Matisse was disappointed by these harsh and negative reviews, yet surprised when “The Woman With the Hat” was sold to one Leo Stein, brother to another avant-garde artist, writer Gertrude Stein. The entire Stein family would become supportive friends and collectors of Matisse’s work as well as introducing him to other influential art patrons.
Fauvism had guaranteed Matisse’s acceptance and modest success, yet he longed to create works that were more permanent. He continued to pursue this goal yet was never able to modify his modernistic style of abstract lines and bright undiluted colours. By 1906 his reputation had spread and his art was well known all over Paris. That same year some of his works were on display in Brussels. The Steins introduced Matisse’s paintings to an even wider circle of art patrons, all of them eager to obtain his pieces. A Russian collector named Sergei Shchukin also commissioned numerous murals that allowed Matisse even freer experimentation. 1908 saw his first one man show in New York where critics reaction was again negative - they were disgusted by his style, especially by what they called his “distortion” of the female form.

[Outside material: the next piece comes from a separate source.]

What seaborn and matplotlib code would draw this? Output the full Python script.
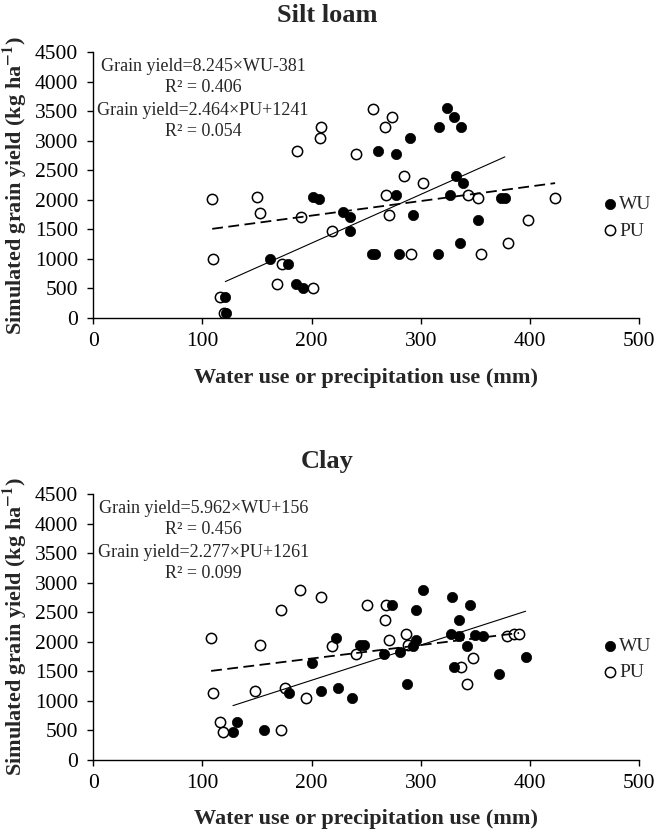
import numpy as np
import pandas as pd
import matplotlib.pyplot as plt
import seaborn as sns

# Silt loam - water use (filled) and precipitation use (open), mm vs kg/ha
silt_wu_x = [122, 121, 162, 178, 186, 192, 201, 207, 229, 235, 235, 255, 258, 261, 277, 277,
             280, 290, 293, 316, 317, 324, 327, 330, 332, 336, 337, 339, 352, 373, 377]
silt_wu_y = [80, 350, 1000, 910, 580, 510, 2050, 2010, 1790, 1710, 1470, 1080, 1080, 2820, 2780, 2090,
             1080, 3050, 1740, 1080, 3230, 3550, 2090, 3410, 2410, 1270, 3230, 2280, 1660, 2030, 2030]
silt_pu_x = [109, 110, 116, 120, 150, 153, 168, 173, 187, 190, 201, 208, 209, 219, 241, 256, 267,
             268, 271, 274, 285, 291, 302, 343, 352, 355, 380, 398, 423]
silt_pu_y = [2010, 1000, 350, 90, 2040, 1780, 580, 920, 2820, 1710, 510, 3050, 3230, 1470, 2780, 3540, 3230,
             2090, 1740, 3410, 2410, 1080, 2280, 2090, 2030, 1080, 1270, 1660, 2030]

# Clay
clay_wu_x = [128, 132, 156, 179, 200, 209, 222, 224, 237, 244, 248, 266, 274, 281, 287, 293, 296, 296,
             302, 328, 329, 330, 335, 335, 342, 345, 350, 357, 372, 396]
clay_wu_y = [480, 650, 500, 1140, 1640, 1170, 2060, 1220, 1050, 1940, 1940, 1800, 2625, 1830, 1290, 1920, 2030, 2540,
             2880, 2130, 2760, 1580, 2370, 2100, 1920, 2630, 2110, 2090, 1450, 1740]
clay_pu_x = [108, 110, 116, 119, 148, 153, 172, 172, 176, 189, 195, 209, 219, 241, 251, 267, 268, 271,
             286, 288, 337, 342, 348, 379, 385, 390]
clay_pu_y = [2060, 1140, 650, 480, 1165, 1940, 2530, 500, 1225, 2880, 1055, 2760, 1920, 1800, 2625, 2370, 2625, 2030,
             2130, 1940, 1580, 1290, 1720, 2100, 2130, 2130]

soils = ['Silt loam', 'Clay']
wu_fit = [(8.245, -381), (5.962, 156)]
pu_fit = [(2.464, 1241), (2.277, 1261)]
wu_r2 = ['0.406', '0.456']
pu_r2 = ['0.054', '0.099']
x_ticks = [0, 100, 200, 300, 400, 500]
y_ticks = list(range(0, 4501, 500))

data = [(silt_wu_x, silt_wu_y, silt_pu_x, silt_pu_y),
        (clay_wu_x, clay_wu_y, clay_pu_x, clay_pu_y)]

sns.set_style('ticks')
plt.rcParams['font.family'] = ['Liberation Serif', 'DejaVu Serif']
plt.rcParams['mathtext.fontset'] = 'stix'

fig = plt.figure(figsize=(6.61, 8.36), dpi=100)
axes_pos = [[0.141, 0.6196, 0.826, 0.318], [0.141, 0.091, 0.826, 0.318]]
title_y = [0.981, 0.448]

for i in range(2):
    ax = fig.add_axes(axes_pos[i])
    wx, wy, px, py = data[i]
    pu = pd.DataFrame({'x': px, 'y': py})
    wu = pd.DataFrame({'x': wx, 'y': wy})

    sns.scatterplot(data=pu, x='x', y='y', ax=ax, s=55, facecolor='white',
                    edgecolor='black', linewidth=1.1, label='PU', zorder=2)
    sns.scatterplot(data=wu, x='x', y='y', ax=ax, s=55, color='black',
                    edgecolor='black', linewidth=0.5, label='WU', zorder=3)

    # trend lines from the reported equations
    a, b = wu_fit[i]
    xs = np.array([min(wx), max(wx)])
    ax.plot(xs, a * xs + b, color='black', lw=0.8, zorder=4)
    a2, b2 = pu_fit[i]
    xs2 = np.array([min(px), max(px)])
    ax.plot(xs2, a2 * xs2 + b2, color='black', lw=1.3, dashes=(6, 3), zorder=4)

    ax.text(0.2015, 0.945, f'Grain yield={a:g}\u00d7WU{b:+g}', transform=ax.transAxes,
            ha='center', va='center', fontsize=13)
    ax.text(0.2015, 0.866, f'R\u00b2 = {wu_r2[i]}', transform=ax.transAxes,
            ha='center', va='center', fontsize=13)
    ax.text(0.2015, 0.780, f'Grain yield={a2:g}\u00d7PU{b2:+g}', transform=ax.transAxes,
            ha='center', va='center', fontsize=13)
    ax.text(0.2015, 0.700, f'R\u00b2 = {pu_r2[i]}', transform=ax.transAxes,
            ha='center', va='center', fontsize=13)

    ax.set_xlim(0, 500)
    ax.set_ylim(0, 4500)
    ax.set_xticks(x_ticks)
    ax.set_yticks(y_ticks)
    ax.tick_params(labelsize=15.5, length=4, width=1, color='black', labelcolor='black')
    ax.tick_params(axis='y', pad=7)
    ax.tick_params(axis='x', pad=6)
    sns.despine(ax=ax)
    for sp in ['left', 'bottom']:
        ax.spines[sp].set_color('black')
        ax.spines[sp].set_linewidth(1)

    ax.set_xlabel('Water use or precipitation use (mm)', fontsize=16, fontweight='bold', labelpad=12)
    ax.set_ylabel('Simulated grain yield (kg ha$^{\\mathbf{-1}}$)', fontsize=16, fontweight='bold')
    ax.yaxis.set_label_coords(-0.118, 0.5)

    h, l = ax.get_legend_handles_labels()
    ax.legend([h[1], h[0]], [l[1], l[0]], loc='center left', bbox_to_anchor=(0.935, 0.378),
              frameon=False, fontsize=14, handlelength=0.6, handletextpad=0.2,
              labelspacing=0.45, borderaxespad=0, borderpad=0)

    fig.text(0.495, title_y[i], soils[i], ha='center', va='center', fontsize=19, fontweight='bold')

fig.savefig('out.png', dpi=100)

Over the next 3 decades Matisse managed to gain critical and public acceptance and achieve financial security and creative freedom. He continued producing distinctive works like “Harmony in Red”, “The Music Lesson”, “The Dance”, “The Red Studio”, “The Green Stripe”, to name just a few. He seemed to find inspiration everywhere and never lacked for ideas or new inventive ways to express his artistic vision. He re-located to Nice permanently and eventually moved into a large, bright loft above an old hotel where he was always immersed in his work. He did find time to travel the world, sit on artistic panels, teach, complete numerous commissions, and even paint a mural of Saint Dominic in the Chapel of the Rosary in Vence. His liaison with a studio helper, Lydia Delectorskya, put a rift in his marriage and he and Amelie went through a bitter serration, yet never divorced. Matisse continued to suffer ill health and in 1941 had surgery for intestinal problems, the operation leaving him an invalid. In 1944 he weathered more family trials when his wife, and then his daughter, Marguerite, were arrested by the Gestapo for their involvement in the French Resistance. Both survived their imprisonment.

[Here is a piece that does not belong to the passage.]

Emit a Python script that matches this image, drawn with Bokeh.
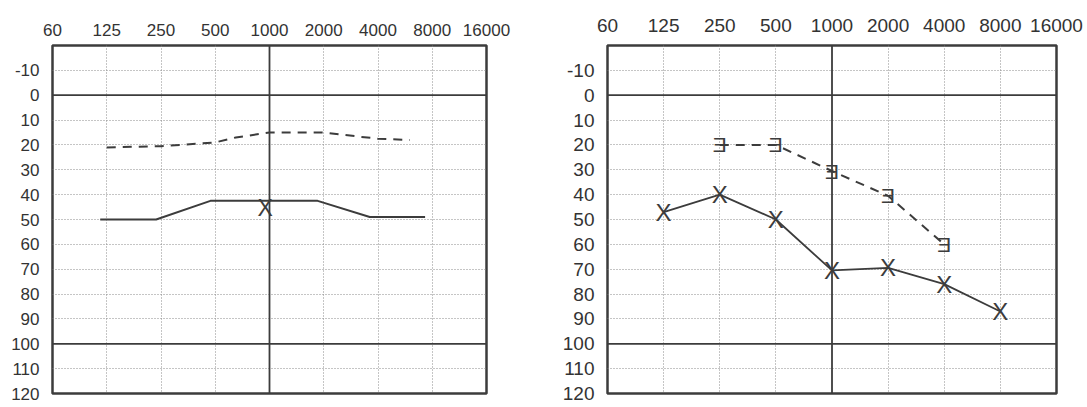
import numpy as np
from bokeh.plotting import figure
from bokeh.layouts import row
from bokeh.models import FixedTicker, Span, Range1d
from bokeh.core.properties import value
from bokeh.embed import file_html
from bokeh.resources import INLINE

# ---------------- data ----------------
freq_ticks = [62.5, 125, 250, 500, 1000, 2000, 4000, 8000, 16000]
freq_labels = ["60", "125", "250", "500", "1000", "2000", "4000", "8000", "16000"]
db_ticks = [-10, 0, 10, 20, 30, 40, 50, 60, 70, 80, 90, 100, 110, 120]
db_labels = ["-10", "0", "10", "20", "30", "40", "50", "60", "70", "80", "90", "100", "110", "120"]
grid_freqs = [125, 250, 500, 2000, 4000, 8000]
grid_dbs = [-10, 10, 20, 30, 40, 50, 60, 70, 80, 90, 110]

# left audiogram
left_dash_freq = [125, 250, 500, 650, 1000, 2000, 3000, 4000, 6000]
left_dash_db = [21, 20.5, 19, 17, 15, 15, 16.5, 17.5, 18]
left_solid_freq = [115, 235, 470, 1850, 3600, 7300]
left_solid_db = [50, 50, 42.5, 42.5, 49, 49]
left_mark_freq = [945]
left_mark_db = [45.5]

# right audiogram
right_ac_freq = [125, 250, 500, 1000, 2000, 4000, 8000]
right_ac_db = [47, 40, 50, 70.5, 69.5, 76, 87]
right_bc_freq = [250, 500, 1000, 2000, 4000]
right_bc_db = [20, 20, 30.5, 40.5, 60]

INK = "#3c3c3c"
GRID = "#8a8a8a"
FONT = "Liberation Sans"


def make_panel(width, height, bl, br, bt, bb, fs, xstand, ystand):
    p = figure(width=width, height=height, x_axis_type="log",
               x_range=Range1d(62.5, 16000), y_range=Range1d(120, -20),
               x_axis_location="above", output_backend="svg",
               toolbar_location=None, min_border_left=bl, min_border_right=br,
               min_border_top=bt, min_border_bottom=bb)
    p.background_fill_color = "white"
    p.border_fill_color = "white"
    p.outline_line_color = INK
    p.outline_line_width = 2.5

    p.xaxis.ticker = FixedTicker(ticks=freq_ticks)
    p.xaxis.major_label_overrides = {float(f): l for f, l in zip(freq_ticks, freq_labels)}
    p.yaxis.ticker = FixedTicker(ticks=db_ticks)
    p.yaxis.major_label_overrides = {float(d): l for d, l in zip(db_ticks, db_labels)}
    for ax in (p.xaxis, p.yaxis):
        ax.axis_line_color = None
        ax.major_tick_line_color = None
        ax.minor_tick_line_color = None
        ax.major_label_text_font = FONT
        ax.major_label_text_font_size = fs
        ax.major_label_text_color = "#333333"
    p.xaxis.major_label_standoff = xstand
    p.yaxis.major_label_standoff = ystand

    p.xgrid.ticker = FixedTicker(ticks=grid_freqs)
    p.ygrid.ticker = FixedTicker(ticks=grid_dbs)
    for g in (p.xgrid, p.ygrid):
        g.grid_line_color = GRID
        g.grid_line_dash = "1 2"
        g.grid_line_width = 1

    p.add_layout(Span(location=0, dimension="width", line_color=INK, line_width=1.8))
    p.add_layout(Span(location=100, dimension="width", line_color=INK, line_width=1.8))
    p.add_layout(Span(location=1000, dimension="height", line_color=INK, line_width=1.8))
    return p


p1 = make_panel(516, 406, 52, 30, 45, 13, "17px", 4, 7)
p1.line(left_dash_freq, left_dash_db, line_color=INK, line_width=2, line_dash="9 7")
p1.line(left_solid_freq, left_solid_db, line_color=INK, line_width=2)
p1.text(left_mark_freq, left_mark_db, text=["X"], text_font=value(FONT),
        text_font_size="23px", text_align="center", text_baseline="middle", text_color=INK)

p2 = make_panel(570, 406, 91, 30, 44, 9, "19px", 8, 7)
p2.line(right_bc_freq, right_bc_db, line_color=INK, line_width=2, line_dash="9 7")
p2.line(right_ac_freq, right_ac_db, line_color=INK, line_width=1.8)
p2.text(right_ac_freq, right_ac_db, text=["X"] * len(right_ac_freq), text_font=value(FONT),
        text_font_size="24px", text_align="center", text_baseline="middle", text_color=INK)
p2.text(right_bc_freq, right_bc_db, text=["\u018e"] * len(right_bc_freq),
        text_font=value(FONT),
        text_font_size="21px", text_align="center", text_baseline="middle", text_color=INK)

layout = row(p1, p2)
open("out.html", "w").write(file_html(layout, INLINE))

Through it all Matisse continued to create new works and during the last decade of his life began experimenting with bright paper cutouts and collages, a medium in which he found great delight and even more artistic freedom. The “old master” had once against tipped the collective art community on its ear. Until the day of his death on November 3, 1954, Henri Matisse never stopped pursuing art with a keen and fresh eye. He was also one of the select few artists in history who achieved acclaim and fortune during his lifetime, not posthumously.